From: Earl Aboytes (earl@xxxxxxxxxxxx)
Date: Tue Feb 01 2000 - 04:12:11 GMT-3
I thought I sent a correction but I have not seen it come through.
I/G D D D D D D D C/R S S S S S S S
should have been
D D D D D D D I/G S S S S S S S C/R
Sorry for the confusion
Earl
At 10:11 PM 1/31/00 -0800, Earl Aboytes wrote:
Brian,
I was able to login to CCO and go to the TAC and under tools you
will find the open Q&A forum.
Hopefully, I can shed some more light on this for you. The
structure of the LLC header is such that you have 3 bytes made up
of one byte for DSAP one byte for SSAP and one byte for control.
The SAP identifier is actually only 7 bits long. The least
significant bit in the DSAP and SSAP are used for Individual/Group
and Command/Response. In other words, in the first two bytes you
have I/G D D D D D D D C/R S S S S S S S where I/G and C/R stand
for individual/group and command/response. When the I/G bit is set
to one it is set to group and this could mean that the packet is
destined for more than one operating environment in the attached
system. If the c/r bit is set to one this is a response as opposed
to a command. If you notice in the article that I sent you we are
always concerned about the a value and then that value plus one.
SNA SAPs of 04/05, 08/09, and 0C/0D. This added value is the
result of the I/G bit being set on or off or the c/r bit being
set on or off.
EARL
At 10:41 AM 1/31/00 -0500, you wrote:
Earl,
Thanks for the useful posting. I have been struggling with
conflicting info on this subject - seems the documentation is
kind of sparse. Where did you find this on CCO?
What about an access-list such as:
access-list 210 permit 0x0404 0x0101
It is my understanding that this will allow SNA destination and
source traffice 0x0404 and the mask 0x0101 allows
individual/group command/response frames to pass equally. I
believe I am having trouble with the I/G and C/R part and the
masking. Could you shed any more light on this.
Thanks.
Brian Best
-----Original Message-----
From: Earl Aboytes [mailto:earl@linkline.com]
Sent: Saturday, January 29, 2000 10:37 PM
To: Ben Rife; ccielab@groupstudy.com
Subject: Re: DLSW
I found this on Cisco's open Q & A
Question: Data-link switching (DLSw) permit only Systems
Network Architecture (SNA) traffic through and deny NetBios.

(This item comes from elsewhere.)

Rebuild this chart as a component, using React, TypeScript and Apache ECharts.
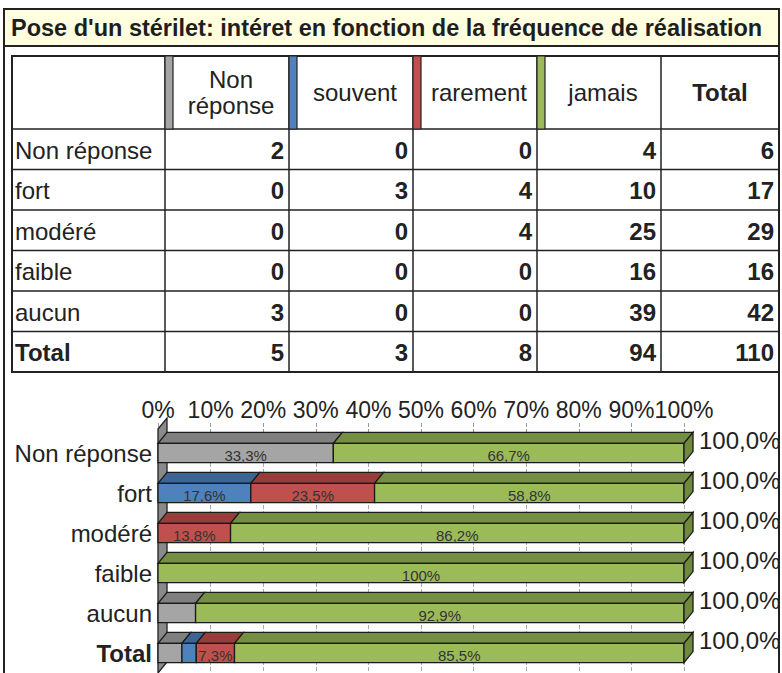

I wanted to double-check the configuration for permitting only
SNA traffic in
the DLSw.
access-list 202 permit 0x0404 0x0001
access-list 202 permit 0x0004 0x0001
dlsw remote-peer 0 tcp 1.1.1.1 lsap-output-list 202
int tok 0
source-bridge spanning
source-bridge input-lsap-list 202
Answer:
Permit SNA Traffic
First we assume all SNA traffic uses service access point (SAP)
4, 8 or C.
binary Hex
0000 0100 04
0000 1000 08
0000 1100 0c
Low order bit of destination service access point (DSAP) (first
bit on
wire when transmitted) may be used to indicate an
individual/group address.
Low order bit of source service access point (SSAP) (first bit
on wire when
transmitted) may be used to indicate command/response.
If we define a mask that also allows these bits to be set, it
will look like the following:
Binary Hex
0000 0101 05
0000 1001 09
0000 1101 0D
All of these bit values use a subset of the bits set for the
hex
value 0D, so we can define an access list that says the
following:
access-list 202 permit 0x0000 0x0d0d
dlsw remote-peer 0 tcp 1.1.1.1 lsap-output-list 202
The access-list uses an 0x0d0d mask to set don't care bits for
all the
bits that could be set when representing the SNA SAPs of 04/05,
08/09, and 0C/0D. All other bits must be set to 0 or this
filter will
not be matched.
It is not necessary to apply this to both the Token Ring and
the peer.
At 11:26 PM 1/29/00 -0500, Ben Rife wrote:
Question:
R1-----R2-----R3
I want to configure dlsw such that Netbios only is allowed
between R1 and R2 and SNA only between R2 and R3.
R2 is a border for the group R1 connects to R2 and R3 connects
to R2.
I know that I need an lsap-output-list (access-list 200) to
specify the protocol type-code right?
Where do you find the sytax for this command/function? Am I on
the right track? Can someone help me?